An adjacency matrix is a square matrix used to represent a finite graph. The elements of the matrix indicate whether pairs of vertices are adjacent or not in the graph.

Taken from Wikipedia.

// Get all vertices.
MATCH (n)
WITH collect(n) AS Nodes
// For each vertices combination...
WITH [n IN Nodes |
    [m IN Nodes |
		// ...Check for edge existence.
    	CASE size((n)-[]-(m))
			WHEN 0 THEN 0
			ELSE 1
		END
    ]
] AS AdjacencyMatrix
// Unroll rows.
UNWIND AdjacencyMatrix AS AdjacencyRows
RETURN AdjacencyRows;

Output for the Utility Graph:

╒═══════════════╕
│"AdjacencyRows"│
╞═══════════════╡
│[0,1,0,1,1,0]  │
├───────────────┤
│[1,0,1,0,0,1]  │
├───────────────┤
│[0,1,0,1,1,0]  │
├───────────────┤
│[1,0,1,0,0,1]  │
├───────────────┤
│[1,0,1,0,0,1]  │
├───────────────┤
│[0,1,0,1,1,0]  │
└───────────────┘

Cypher Query, Neo4j Console.

Connected Graphs

A graph is connected when there is a path between every pair of vertices. In a connected graph, there are no unreachable vertices.
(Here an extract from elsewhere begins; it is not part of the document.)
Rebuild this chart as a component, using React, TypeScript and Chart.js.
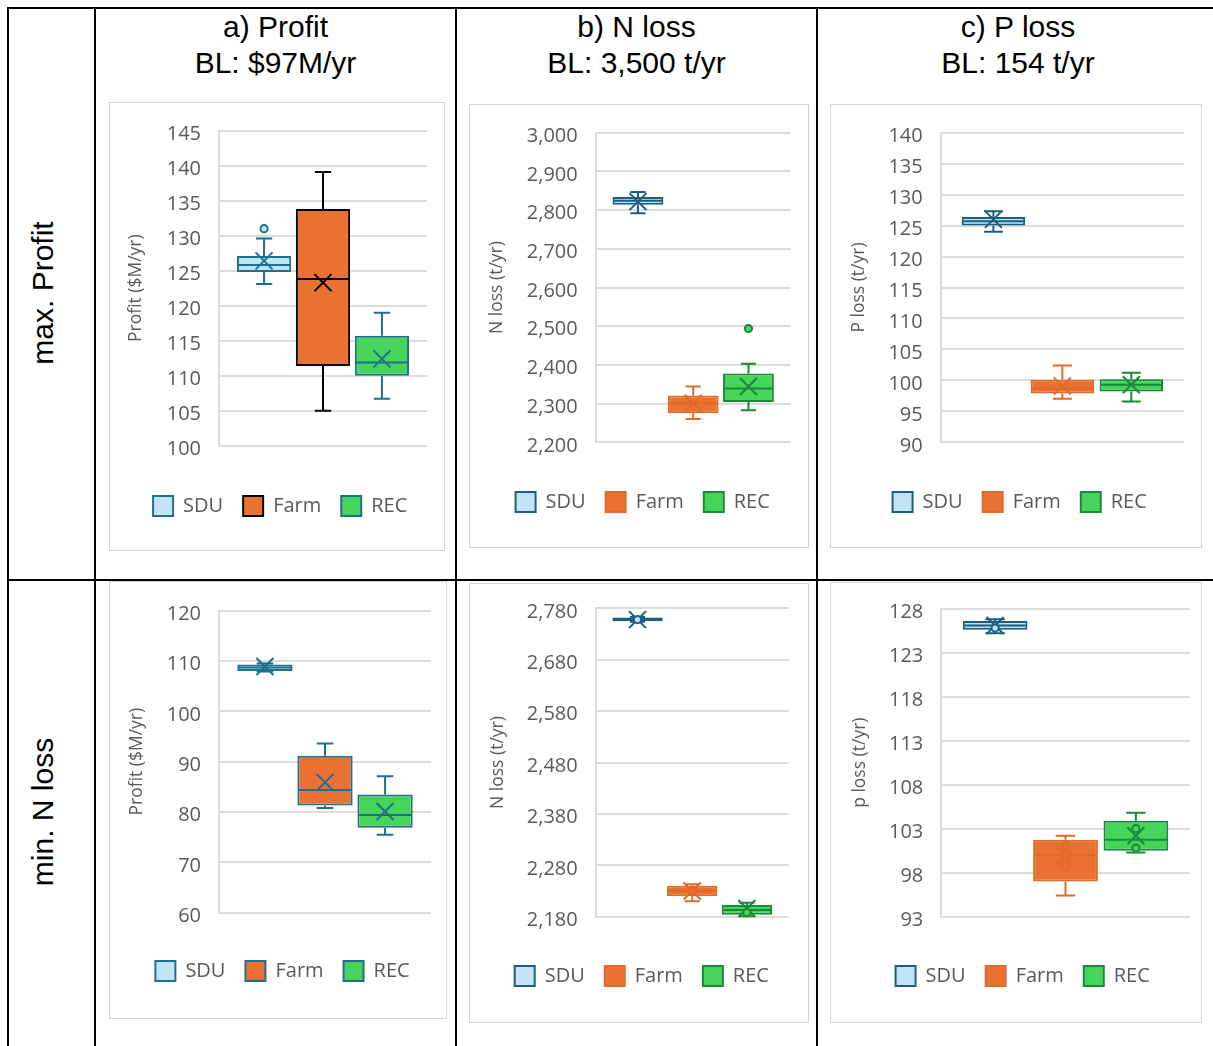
import React, { useEffect, useRef } from 'react';
import { Chart, registerables } from 'chart.js';
Chart.register(...registerables);

// ---------- DATA ----------
const SERIES = ['SDU', 'Farm', 'REC'];

const COLUMN_TITLES = [
  ['a) Profit', 'BL: $97M/yr'],
  ['b) N loss', 'BL: 3,500 t/yr'],
  ['c) P loss', 'BL: 154 t/yr'],
];
const ROW_TITLES = ['max. Profit', 'min. N loss'];

// a) Profit – max. Profit
const aMaxLow = [123.1, 105.0, 106.7];
const aMaxQ1 = [124.8, 111.4, 110.0];
const aMaxMedian = [125.8, 123.8, 111.9];
const aMaxQ3 = [127.1, 133.8, 115.7];
const aMaxHigh = [129.6, 139.1, 119.0];
const aMaxMean = [126.4, 123.3, 112.4];
const aMaxPoints = [[131.0], [], []];
const aMaxTicks = [100, 105, 110, 115, 120, 125, 130, 135, 140, 145];

// b) N loss – max. Profit
const bMaxLow = [2792, 2260, 2283];
const bMaxQ1 = [2814, 2275, 2304];
const bMaxMedian = [2824, 2302, 2339];
const bMaxQ3 = [2834, 2321, 2378];
const bMaxHigh = [2847, 2344, 2403];
const bMaxMean = [2822, 2301, 2344];
const bMaxPoints = [[], [], [2494]];
const bMaxTicks = [2200, 2300, 2400, 2500, 2600, 2700, 2800, 2900, 3000];

// c) P loss – max. Profit
const cMaxLow = [124.0, 97.05, 96.6];
const cMaxQ1 = [125.0, 97.9, 98.2];
const cMaxMedian = [125.7, 98.7, 99.3];
const cMaxQ3 = [126.4, 100.1, 100.2];
const cMaxHigh = [127.3, 102.4, 101.25];
const cMaxMean = [126.0, 99.1, 99.3];
const cMaxPoints = [[], [], []];
const cMaxTicks = [90, 95, 100, 105, 110, 115, 120, 125, 130, 135, 140];

// a) Profit – min. N loss
const aMinLow = [107.9, 80.8, 75.5];
const aMinQ1 = [108.0, 81.3, 76.9];
const aMinMedian = [108.7, 84.4, 79.4];
const aMinQ3 = [109.3, 91.2, 83.5];
const aMinHigh = [109.5, 93.6, 87.1];
const aMinMean = [108.9, 85.9, 80.1];
const aMinPoints = [[], [], []];
const aMinTicks = [60, 70, 80, 90, 100, 110, 120];

// b) N loss – min. N loss
const bMinLow = [2754, 2210, 2181];
const bMinQ1 = [2755, 2220, 2184];
const bMinMedian = [2758, 2230, 2193];
const bMinQ3 = [2762, 2240, 2203];
const bMinHigh = [2763, 2243, 2207];
const bMinMean = [2758, 2230, 2196];
const bMinPoints = [[2758], [2230], [2188]];
const bMinTicks = [2180, 2280, 2380, 2480, 2580, 2680, 2780];

// c) P loss – min. N loss
const cMinLow = [125.2, 95.4, 100.3];
const cMinQ1 = [125.6, 97.0, 100.5];
const cMinMedian = [126.1, 100.0, 101.75];
const cMinQ3 = [126.6, 101.75, 103.9];
const cMinHigh = [126.8, 102.2, 104.8];
const cMinMean = [126.1, 99.9, 102.2];
const cMinPoints = [[125.8], [101.1, 100.0, 98.8], [103.0, 100.8]];
const cMinTicks = [93, 98, 103, 108, 113, 118, 123, 128];

// ---------- STYLE ----------
const FILLS = ['#c0e4f5', '#e97132', '#47d45a'];
const BORDERS_A = ['#1f6f8f', '#000000', '#1f6f8f'];
const BORDERS_STD = ['#1b5e80', '#e06a28', '#1a8a3a'];
const BORDERS_BLUE = ['#1f6f8f', '#1f6f8f', '#1f6f8f'];
const TEXT_GRAY = '#595959';
const GRID = '#dcdcdc';
const CHART_FONT = "'Open Sans', 'Noto Sans', sans-serif";
const DOC_FONT = "'Liberation Sans', Arial, Helvetica, sans-serif";

type Stats = {
  low: number[]; q1: number[]; med: number[]; q3: number[]; high: number[]; mean: number[]; points: number[][];
};

type PanelCfg = {
  title: string;
  ticks: number[];
  stats: Stats;
  borders: string[];
  box: { left: number; top: number; width: number; height: number };
  plot: { left: number; right: number; top: number; bottom: number };
  legendCX: number;
  legendCY: number;
  titleCX: number;
};

const PANELS: PanelCfg[] = [
  {
    title: 'Profit ($M/yr)', ticks: aMaxTicks, borders: BORDERS_A,
    stats: { low: aMaxLow, q1: aMaxQ1, med: aMaxMedian, q3: aMaxQ3, high: aMaxHigh, mean: aMaxMean, points: aMaxPoints },
    box: { left: 109, top: 102, width: 336, height: 449 },
    plot: { left: 219, right: 427, top: 130.7, bottom: 445.7 },
    legendCX: 280.2, legendCY: 506, titleCX: 136.3,
  },
  {
    title: 'N loss (t/yr)', ticks: bMaxTicks, borders: BORDERS_STD,
    stats: { low: bMaxLow, q1: bMaxQ1, med: bMaxMedian, q3: bMaxQ3, high: bMaxHigh, mean: bMaxMean, points: bMaxPoints },
    box: { left: 469, top: 104, width: 340, height: 444 },
    plot: { left: 595.7, right: 790.7, top: 132.7, bottom: 442.3 },
    legendCX: 642.7, legendCY: 502, titleCX: 497.3,
  },
  {
    title: 'P loss (t/yr)', ticks: cMaxTicks, borders: BORDERS_STD,
    stats: { low: cMaxLow, q1: cMaxQ1, med: cMaxMedian, q3: cMaxQ3, high: cMaxHigh, mean: cMaxMean, points: cMaxPoints },
    box: { left: 830, top: 104, width: 372, height: 444 },
    plot: { left: 940.7, right: 1184, top: 132.7, bottom: 442.3 },
    legendCX: 1019.7, legendCY: 502, titleCX: 858.7,
  },
  {
    title: 'Profit ($M/yr)', ticks: aMinTicks, borders: BORDERS_BLUE,
    stats: { low: aMinLow, q1: aMinQ1, med: aMinMedian, q3: aMinQ3, high: aMinHigh, mean: aMinMean, points: aMinPoints },
    box: { left: 109, top: 581, width: 338, height: 438 },
    plot: { left: 219, right: 431, top: 610.7, bottom: 912.7 },
    legendCX: 282.5, legendCY: 971, titleCX: 137.3,
  },
  {
    title: 'N loss (t/yr)', ticks: bMinTicks, borders: BORDERS_STD,
    stats: { low: bMinLow, q1: bMinQ1, med: bMinMedian, q3: bMinQ3, high: bMinHigh, mean: bMinMean, points: bMinPoints },
    box: { left: 469, top: 583, width: 340, height: 440 },
    plot: { left: 595.7, right: 788.7, top: 608.3, bottom: 916.7 },
    legendCX: 641.8, legendCY: 976, titleCX: 498,
  },
  {
    title: 'p loss (t/yr)', ticks: cMinTicks, borders: BORDERS_STD,
    stats: { low: cMinLow, q1: cMinQ1, med: cMinMedian, q3: cMinQ3, high: cMinHigh, mean: cMinMean, points: cMinPoints },
    box: { left: 830, top: 582, width: 372, height: 441 },
    plot: { left: 941.3, right: 1189.7, top: 608.7, bottom: 916.7 },
    legendCX: 1022.7, legendCY: 976, titleCX: 859.7,
  },
];

const ITEM_H = 20;
const LEG_PAD = 20;
const TICK_SIZE = 20;
const LEGEND_SIZE = 20;
const TITLE_SIZE = 17.5;

function BoxChart({ cfg }: { cfg: PanelCfg }) {
  const ref = useRef<HTMLCanvasElement>(null);
  const cw = cfg.box.width - 2;
  const ch = cfg.box.height - 2;

  useEffect(() => {
    const canvas = ref.current!;
    const ox = cfg.box.left + 1;
    const oy = cfg.box.top + 1;
    const plotL = cfg.plot.left - ox;
    const plotR = cfg.plot.right - ox;
    const plotT = cfg.plot.top - oy;
    const plotB = cfg.plot.bottom - oy;
    // legend is centred in [padL, cw]; a blank right axis reserves the space right of the plot
    const padL = 2 * (cfg.legendCX - ox) - cw;
    const rightW = cw - plotR;
    const yW = plotL - padL;
    const xGap = cfg.legendCY - cfg.plot.bottom - LEG_PAD - ITEM_H / 2;
    const padB = ch - (plotB + xGap + ITEM_H + LEG_PAD + 10);
    const titleLH = TITLE_SIZE * 1.2;
    const titleOffset = cfg.titleCX - ox - padL - titleLH / 2;
    const st = cfg.stats;
    const ticks = cfg.ticks;

    const boxPlugin = {
      id: 'boxWhisker',
      afterDatasetsDraw(chart: any) {
        const ctx = chart.ctx;
        const y = chart.scales.y;
        const py = (v: number) => y.getPixelForValue(v);
        chart.data.datasets.forEach((ds: any, i: number) => {
          const el = chart.getDatasetMeta(i).data[0];
          if (!el) return;
          const x = el.x;
          const w = el.width;
          const col = ds.borderColor;
          const cap = w * 0.15;
          ctx.save();
          ctx.strokeStyle = col;
          ctx.lineWidth = 2;
          ctx.beginPath();
          // upper whisker
          ctx.moveTo(x, py(st.q3[i]));
          ctx.lineTo(x, py(st.high[i]));
          ctx.moveTo(x - cap, py(st.high[i]));
          ctx.lineTo(x + cap, py(st.high[i]));
          // lower whisker
          ctx.moveTo(x, py(st.q1[i]));
          ctx.lineTo(x, py(st.low[i]));
          ctx.moveTo(x - cap, py(st.low[i]));
          ctx.lineTo(x + cap, py(st.low[i]));
          // median
          ctx.moveTo(x - w / 2 + 1, py(st.med[i]));
          ctx.lineTo(x + w / 2 - 1, py(st.med[i]));
          ctx.stroke();
          // mean marker (X)
          const my = py(st.mean[i]);
          const s = 8.5;
          ctx.beginPath();
          ctx.moveTo(x - s, my - s);
          ctx.lineTo(x + s, my + s);
          ctx.moveTo(x + s, my - s);
          ctx.lineTo(x - s, my + s);
          ctx.stroke();
          // points
          st.points[i].forEach((v) => {
            ctx.beginPath();
            ctx.arc(x, py(v), 3.6, 0, Math.PI * 2);
            ctx.fillStyle = ds.backgroundColor;
            ctx.fill();
            ctx.stroke();
          });
          ctx.restore();
        });
      },
    };

    const chart = new Chart(canvas, {
      type: 'bar',
      data: {
        labels: [''],
        datasets: SERIES.map((name, i) => ({
          label: name,
          data: [[st.q1[i], st.q3[i]]] as any,
          backgroundColor: FILLS[i],
          borderColor: cfg.borders[i],
          borderWidth: 2,
          borderSkipped: false,
          categoryPercentage: 0.85,
          barPercentage: 0.92,
        })),
      },
      options: {
        responsive: false,
        animation: false,
        events: [],
        layout: { padding: { left: padL, right: 0, top: plotT, bottom: padB } },
        plugins: {
          tooltip: { enabled: false },
          legend: {
            position: 'bottom',
            labels: {
              boxWidth: 20,
              boxHeight: 20,
              padding: LEG_PAD,
              color: TEXT_GRAY,
              font: { family: CHART_FONT, size: LEGEND_SIZE },
            },
          },
        },
        scales: {
          x: {
            type: 'category',
            display: true,
            grid: { display: false },
            border: { display: false },
            ticks: { display: false },
            afterFit: (s: any) => {
              s.height = xGap;
              s.paddingLeft = 0;
              s.paddingRight = 0;
            },
          },
          y: {
            type: 'linear',
            min: ticks[0],
            max: ticks[ticks.length - 1],
            afterBuildTicks: (s: any) => {
              s.ticks = ticks.map((v) => ({ value: v }));
            },
            grid: { color: GRID, lineWidth: 2, drawTicks: false },
            border: { display: true, color: GRID, width: 2 },
            ticks: {
              padding: 18,
              labelOffset: 3.5,
              color: TEXT_GRAY,
              font: { family: CHART_FONT, size: TICK_SIZE },
              callback: (v: any) => Number(v).toLocaleString('en-US'),
            },
            title: {
              display: true,
              text: cfg.title,
              color: TEXT_GRAY,
              font: { family: CHART_FONT, size: TITLE_SIZE, lineHeight: 1.2 },
              padding: { top: titleOffset, bottom: 0 },
            },
            afterFit: (s: any) => {
              s.width = yW;
              s.paddingTop = 0;
              s.paddingBottom = 0;
            },
          },
          yRight: {
            type: 'linear',
            position: 'right',
            display: true,
            min: ticks[0],
            max: ticks[ticks.length - 1],
            grid: { display: false, drawTicks: false },
            border: { display: false },
            ticks: { display: false },
            afterFit: (s: any) => {
              s.width = rightW;
              s.paddingTop = 0;
              s.paddingBottom = 0;
            },
          },
        },
      } as any,
      plugins: [boxPlugin as any],
    });
    return () => chart.destroy();
  }, [cfg]);

  return (
    <div
      style={{
        position: 'absolute',
        left: cfg.box.left,
        top: cfg.box.top,
        width: cfg.box.width,
        height: cfg.box.height,
        border: '1px solid #d4d4d4',
        boxSizing: 'border-box',
        background: '#fff',
      }}
    >
      <canvas ref={ref} width={cw} height={ch} style={{ position: 'absolute', left: 0, top: 0, display: 'block' }} />
    </div>
  );
}

const LINE = '#000';

export default function App() {
  const colBounds = [
    [96, 455],
    [457, 816],
    [818, 1218],
  ];
  return (
    <div
      style={{
        position: 'absolute',
        left: 0,
        top: 0,
        width: 1213,
        height: 1046,
        overflow: 'hidden',
        background: '#fff',
        fontFamily: DOC_FONT,
      }}
    >
      {/* table lines */}
      <div style={{ position: 'absolute', left: 7, top: 7, width: 1220, height: 2, background: LINE }} />
      <div style={{ position: 'absolute', left: 7, top: 579, width: 1220, height: 2, background: LINE }} />
      <div style={{ position: 'absolute', left: 7, top: 7, width: 2, height: 1100, background: LINE }} />
      <div style={{ position: 'absolute', left: 94, top: 7, width: 2, height: 1100, background: LINE }} />
      <div style={{ position: 'absolute', left: 455, top: 7, width: 2, height: 1100, background: LINE }} />
      <div style={{ position: 'absolute', left: 816, top: 7, width: 2, height: 1100, background: LINE }} />

      {/* column headers */}
      {COLUMN_TITLES.map((lines, i) => (
        <div
          key={i}
          style={{
            position: 'absolute',
            left: colBounds[i][0],
            top: 9,
            width: colBounds[i][1] - colBounds[i][0],
            textAlign: 'center',
            fontSize: 30,
            lineHeight: '36px',
            color: '#000',
            whiteSpace: 'nowrap',
          }}
        >
          {lines.map((t, j) => (
            <div key={j}>{t}</div>
          ))}
        </div>
      ))}

      {/* row headers */}
      {ROW_TITLES.map((t, i) => {
        const cy = i === 0 ? 292.5 : 812;
        return (
          <div
            key={i}
            style={{
              position: 'absolute',
              left: 42.5 - 150,
              top: cy - 15,
              width: 300,
              height: 30,
              lineHeight: '30px',
              fontSize: 30,
              textAlign: 'center',
              transform: 'rotate(-90deg)',
              transformOrigin: '50% 50%',
              whiteSpace: 'nowrap',
              color: '#000',
            }}
          >
            {t}
          </div>
        );
      })}

      {PANELS.map((p, i) => (
        <BoxChart key={i} cfg={p} />
      ))}
    </div>
  );
}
A graph that is not connected is disconnected.

Taken from Wikipedia.

// Get all vertices.
MATCH (n)
WITH collect(n) AS Nodes
// For each vertices combination...
WITH [n IN Nodes |
    [m IN Nodes WHERE m <> n |
		// ...Check for path existence.
    	CASE length(shortestPath((n)-[*]-(m)))
			WHEN NULL THEN 0
			ELSE 1
		END
    ]
] AS PathMatrix
// Unroll connectivity matrix.
UNWIND PathMatrix AS PathRows
UNWIND PathRows AS PathCells
// Connectivity is verified if all vertices are connected
// (i.e. connectivity matrix only contains 1).
WITH count(DISTINCT PathCells) AS PathCellsCount
WITH CASE PathCellsCount
	WHEN 1 THEN "Connected"
	ELSE "Disconnected"
END AS Result
RETURN Result;

Cypher Query, Neo4j Console.

The connectivity verification can be modified as shown in this alternative Cypher query.

Regular Graphs

A regular graph is a graph where each vertex has the same number of neighbors; i.e. every vertex has the same degree.

Taken from Wikipedia.

MATCH (n)
WITH size((n)-[]-()) AS Degrees
WITH collect(DISTINCT Degrees) AS Degrees
WITH CASE size(Degrees)
    WHEN 1 THEN "Regular of degree " + Degrees[0]
    ELSE "Not regular"
END AS Result
RETURN Result;

Output for the Utility Graph:

Regular of degree 3

Cypher Query, Neo4j Console.

Conclusion

This workshop was the opportunity to demonstrate the potential of Neo4j Cypher query language in solving mathematical problems around graph theory.

There will hopefully be some additions as I'm still in the process of reading Introduction to Graph Theory book.